• [Work to do]: The lines from the top of the material below through the line containing "import * as" are to be printed exactly, with pictures omitted.

—————

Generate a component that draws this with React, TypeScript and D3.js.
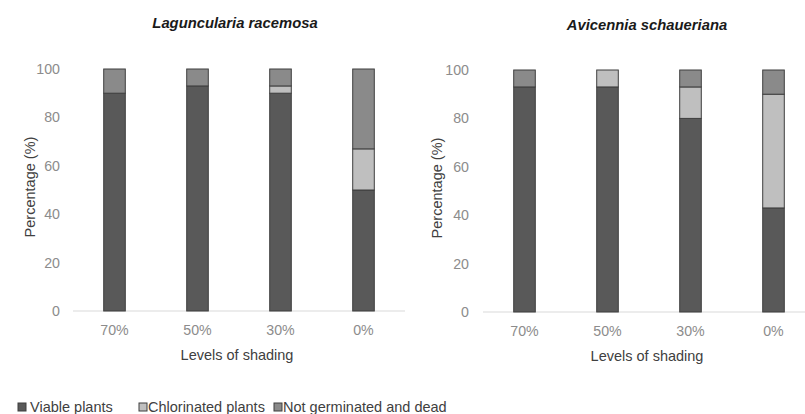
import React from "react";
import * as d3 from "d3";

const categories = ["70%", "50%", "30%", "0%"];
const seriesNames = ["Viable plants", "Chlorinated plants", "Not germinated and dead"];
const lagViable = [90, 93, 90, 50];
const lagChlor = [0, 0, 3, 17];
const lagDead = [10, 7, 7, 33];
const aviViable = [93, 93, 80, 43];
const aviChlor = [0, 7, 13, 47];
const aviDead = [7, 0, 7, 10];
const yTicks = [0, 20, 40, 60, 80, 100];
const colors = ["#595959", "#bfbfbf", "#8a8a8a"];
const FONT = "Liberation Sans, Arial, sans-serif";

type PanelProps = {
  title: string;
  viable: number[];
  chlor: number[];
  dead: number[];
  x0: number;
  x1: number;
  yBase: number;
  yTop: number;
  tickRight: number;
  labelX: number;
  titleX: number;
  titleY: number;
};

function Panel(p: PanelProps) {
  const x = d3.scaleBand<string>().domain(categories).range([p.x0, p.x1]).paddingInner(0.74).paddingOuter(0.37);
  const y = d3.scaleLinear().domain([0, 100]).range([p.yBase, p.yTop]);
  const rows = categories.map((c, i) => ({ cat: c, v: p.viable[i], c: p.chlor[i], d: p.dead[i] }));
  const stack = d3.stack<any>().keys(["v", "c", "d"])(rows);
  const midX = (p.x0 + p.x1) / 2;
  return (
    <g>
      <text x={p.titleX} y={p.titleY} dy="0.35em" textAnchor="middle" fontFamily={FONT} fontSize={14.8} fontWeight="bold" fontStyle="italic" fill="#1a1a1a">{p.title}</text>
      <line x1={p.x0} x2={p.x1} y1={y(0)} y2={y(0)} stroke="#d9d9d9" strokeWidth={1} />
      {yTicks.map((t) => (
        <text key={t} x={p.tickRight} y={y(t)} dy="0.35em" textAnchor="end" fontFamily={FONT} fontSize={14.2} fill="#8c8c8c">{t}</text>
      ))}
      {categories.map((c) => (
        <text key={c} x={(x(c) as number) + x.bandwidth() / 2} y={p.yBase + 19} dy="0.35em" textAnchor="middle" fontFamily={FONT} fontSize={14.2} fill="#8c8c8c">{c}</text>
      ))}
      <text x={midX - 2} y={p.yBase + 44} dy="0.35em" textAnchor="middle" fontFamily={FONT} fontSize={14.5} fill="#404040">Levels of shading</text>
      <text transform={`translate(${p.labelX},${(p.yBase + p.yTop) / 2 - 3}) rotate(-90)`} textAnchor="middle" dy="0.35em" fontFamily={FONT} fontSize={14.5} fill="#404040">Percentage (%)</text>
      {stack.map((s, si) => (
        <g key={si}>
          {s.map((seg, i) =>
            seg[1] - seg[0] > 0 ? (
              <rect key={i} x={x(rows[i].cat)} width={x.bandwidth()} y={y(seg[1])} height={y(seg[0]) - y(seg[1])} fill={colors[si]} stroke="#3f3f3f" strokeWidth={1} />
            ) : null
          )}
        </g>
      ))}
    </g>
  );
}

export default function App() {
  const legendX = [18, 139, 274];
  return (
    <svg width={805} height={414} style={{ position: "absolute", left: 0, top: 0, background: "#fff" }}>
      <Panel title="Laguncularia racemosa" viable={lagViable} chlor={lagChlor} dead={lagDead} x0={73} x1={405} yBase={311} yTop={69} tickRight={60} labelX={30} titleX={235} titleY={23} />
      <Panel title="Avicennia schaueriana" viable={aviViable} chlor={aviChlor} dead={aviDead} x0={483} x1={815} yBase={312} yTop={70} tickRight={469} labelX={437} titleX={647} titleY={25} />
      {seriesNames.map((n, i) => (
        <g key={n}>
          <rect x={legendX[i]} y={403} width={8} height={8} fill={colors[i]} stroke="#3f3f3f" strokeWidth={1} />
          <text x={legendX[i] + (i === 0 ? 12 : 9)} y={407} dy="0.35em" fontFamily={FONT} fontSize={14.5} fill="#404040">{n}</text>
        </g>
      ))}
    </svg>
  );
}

—————

• [Output of the task]:
Generate a component that draws this with React, TypeScript and D3.js.
import React from "react";
import * as d3 from "d3";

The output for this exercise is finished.